In his view, what he terms Patient 3.0 (and its counterpart, Provider 3.0), can improve care by allowing the doctor and patient to share knowledge and share decision making. He said the patient-centered care model has fallen short of its goals of using care coordination and communication to improve primary care. He sees a gap, or a need for doctors to communicate with their patients as people—using the term “person-centered” care.

Using the example of a diabetic patient named Brian, Dr. Tang said the patient is coping with his disease by sticking to rigid routines and a restricted diet, which thrown up walls between his relationship with the other members of his family. While he is supported by his primary-care physician, who tells him what he needs to do: lose weight, stop smoking, check his sugar level, take his meds, and get blood tests before his next doctor visit, Tang termed this type of interaction as Patient 1.0—which he described as essentially a doctor yelling at the patient or telling him what to do—an approach that he said has not been very successful in changing patient behavior.

Tang said that in focus groups at PAMF, patients talked about doctors “yelling” at them instead of communicating with them on their own terms. Those goals may not be expressed in terms of, for example, controlling blood sugar levels, but in rather terms of what is really important to the patient, such as living a longer and healthier life.
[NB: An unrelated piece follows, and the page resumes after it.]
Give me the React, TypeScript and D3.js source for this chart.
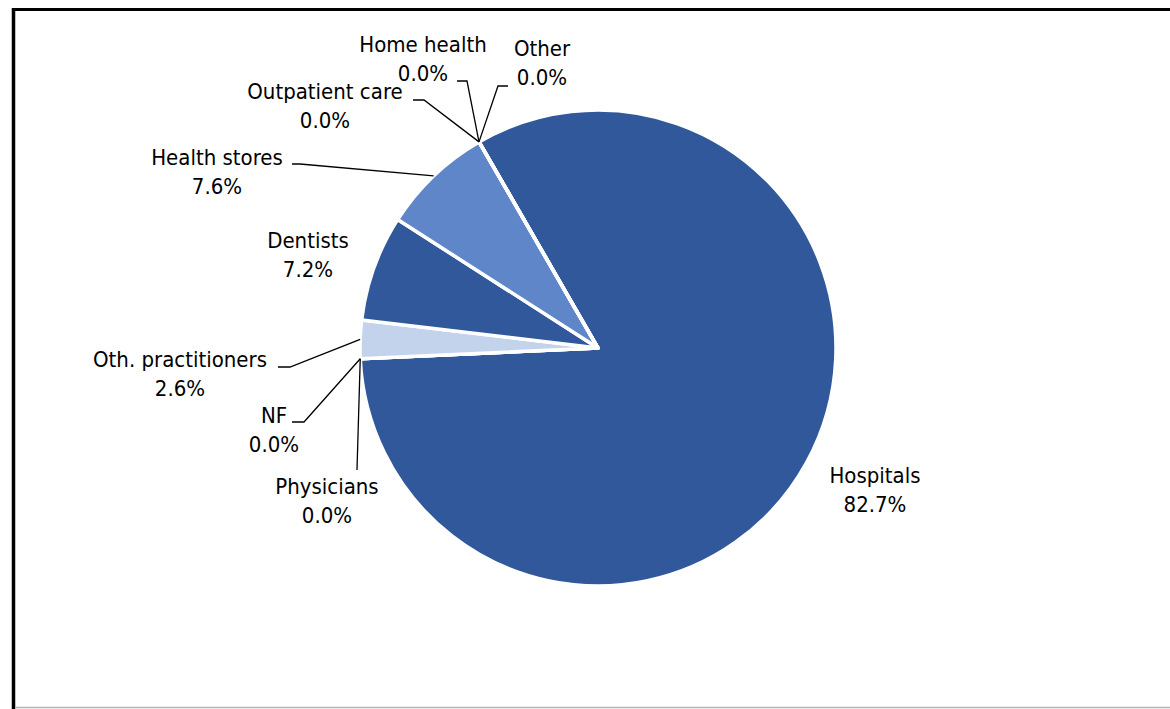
import React, { useRef, useEffect } from 'react';
import * as d3 from 'd3';

// spending shares by provider (percent)
const categories = ['Hospitals', 'Physicians', 'NF', 'Oth. practitioners', 'Dentists', 'Health stores', 'Outpatient care', 'Home health', 'Other'];
const shares = [82.7, 0.0, 0.0, 2.6, 7.2, 7.6, 0.0, 0.0, 0.0];

const sliceColors = ['#30589b', '#30589b', '#30589b', '#c3d3ec', '#30589b', '#5f86c8', '#5f86c8', '#30589b', '#30589b'];

// label centre x, first baseline y, elbow of the leader, end of the leader
const labelLayout: { x: number; y: number; elbow?: [number, number]; end?: [number, number] }[] = [
  { x: 875, y: 483 },
  { x: 327, y: 494, elbow: [357, 470], end: [357, 470] },
  { x: 274, y: 423, elbow: [304, 422], end: [292, 422] },
  { x: 180, y: 367, elbow: [290, 367], end: [278, 367] },
  { x: 308, y: 248 },
  { x: 217, y: 165, elbow: [300, 164], end: [292, 164] },
  { x: 325, y: 99, elbow: [424, 100], end: [413, 100] },
  { x: 423, y: 52, elbow: [467, 81], end: [457, 81] },
  { x: 542, y: 56, elbow: [498, 86], end: [508, 86] },
];

const App = () => {
  const svgRef = useRef<SVGSVGElement>(null);

  useEffect(() => {
    const width = 1170;
    const height = 709;
    const cx = 598;
    const cy = 348;
    const radius = 238;
    const svg = d3.select(svgRef.current)
      .attr('width', width)
      .attr('height', height)
      .style('background', '#fff');
    svg.selectAll('*').remove();

    // chart frame
    svg.append('line').attr('x1', 12).attr('x2', width).attr('y1', 9.5).attr('y2', 9.5)
      .attr('stroke', '#000').attr('stroke-width', 3);
    svg.append('line').attr('x1', 13.5).attr('x2', 13.5).attr('y1', 8).attr('y2', height)
      .attr('stroke', '#000').attr('stroke-width', 3.5);
    svg.append('line').attr('x1', 15).attr('x2', width).attr('y1', 707.5).attr('y2', 707.5)
      .attr('stroke', '#b4b4b4').attr('stroke-width', 1.5);

    const start = -30 * Math.PI / 180;
    const pie = d3.pie<number>()
      .sort(null)
      .value(d => d)
      .startAngle(start)
      .endAngle(start + 2 * Math.PI);
    const arcs = pie(shares);
    const arc = d3.arc<d3.PieArcDatum<number>>().innerRadius(0).outerRadius(radius);
    const edge = d3.arc<d3.PieArcDatum<number>>().innerRadius(radius).outerRadius(radius);

    const g = svg.append('g').attr('transform', `translate(${cx},${cy})`);
    g.selectAll('path.slice')
      .data(arcs)
      .join('path')
        .attr('class', 'slice')
        .attr('d', arc)
        .attr('fill', (d, i) => sliceColors[i])
        .attr('stroke', '#fff')
        .attr('stroke-width', 3.5)
        .attr('stroke-linejoin', 'round');

    // leader lines
    arcs.forEach((d, i) => {
      const lay = labelLayout[i];
      if (!lay.elbow || !lay.end) return;
      const [px, py] = edge.centroid(d);
      const pts: [number, number][] = [[cx + px, cy + py], lay.elbow, lay.end];
      svg.append('path')
        .attr('d', d3.line()(pts))
        .attr('fill', 'none')
        .attr('stroke', '#000')
        .attr('stroke-width', 1.3);
    });

    // data labels
    const labels = svg.selectAll('text.lbl')
      .data(arcs)
      .join('text')
        .attr('class', 'lbl')
        .attr('text-anchor', 'middle')
        .style('font-family', "'DejaVu Sans Condensed', 'DejaVu Sans', sans-serif")
        .style('font-stretch', 'condensed')
        .style('font-size', '22px')
        .attr('fill', '#000');
    labels.append('tspan')
      .attr('x', (d, i) => labelLayout[i].x)
      .attr('y', (d, i) => labelLayout[i].y)
      .text((d, i) => categories[i]);
    labels.append('tspan')
      .attr('x', (d, i) => labelLayout[i].x)
      .attr('y', (d, i) => labelLayout[i].y + 29)
      .text(d => `${d.data.toFixed(1)}%`);
  }, []);

  return (
    <div style={{ position: 'absolute', left: 0, top: 0 }}>
      <svg ref={svgRef} style={{ display: 'block' }}></svg>
    </div>
  );
};

export default App;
He gave a few examples, one of which was, “I want to live to 90.”

In his view, patient goals such as these should be incorporated into a personalized patient record. “In my mind and in the patient’s mind, let’s maximize the chance of living to 90,” he said. “This is a person-centered view of how we are a partner in helping you meet your life goals, which is this case is helping him to live to 90.”

Technology plays a key role as an enabler of Patient 3.0, in Tang’s view. For care of diabetes patients, PAMF offers patents a glucometer with a wireless adaptor, which allows patients with diabetes to take sugar level readings and transmit the information directly to the physician. This makes the communication between the physician and patient more seamless, bypassing the need for the patent to record the reading manually on paper and schedule an office visit.

“That’s why we created this feedback where you can receive the information directly and get the tools you need,” he said. One of those tools is just plotting of data, which can point to correlations with lifestyle changes that result in “teachable moments” that change behavior. In a group of patients at PAMF, the approach has led patients to adopt changes that have made a difference in their diabetes management.

“Basically they were learning things that we may have said in words, but they were learning from their own bodies,” Tang said—that is, the difference between Patient 1.0 and Patient 3.0. The wireless glucometer he cited in his presentation is more than merely a device to read blood sugar readings; its real purpose is to achieve data, which will improve care across disease settings, he said. “We have transformed the way they [the patients] can control information if we give them the data, the knowledge and the tools to do so,” empowering the patient.

In fact, the name of the online disease management program Tang described is just that: EMPOWER-D, the acronym for Engaging and Motivating Patients Online with Enhanced Resources for Diabetes, which was initiated in 2007. Since then, platforms such as HealthKit, which allows sharing of health and fitness data, and Bluetooth have made seamless sharing of data much easier.

PAMF has since extended the concept for the treatment of hypertension (EMPOWER-H). That program incorporates a blood-pressure monitor, a pedometer and a weight scale, which can be uploaded into their personal health record; and it created a population management tool for use on the clinician side.

Technology as made major strides since 2007, when EMPOWER-D was first initiated (in his presentation, Tang showed the picture of a Palm Trio, noting that neither the company nor the device are around today). Those strides are transforming the doctor-patient relationship into a partnership in managing chronic disease.

“With patient 3.0, if we focus on the job of the person, with their holistic health goals, we will be far better in terms of engagement and in terms of partners,” Tang said. Placing the right tools in the hands of patients is not only more efficient but also is more practical, because it can be applied to all diseases, not just one disease. It provides for a partnership between doctor and patient that “will enable this new world that can affect the health status of the entire population or the entire community,” he said.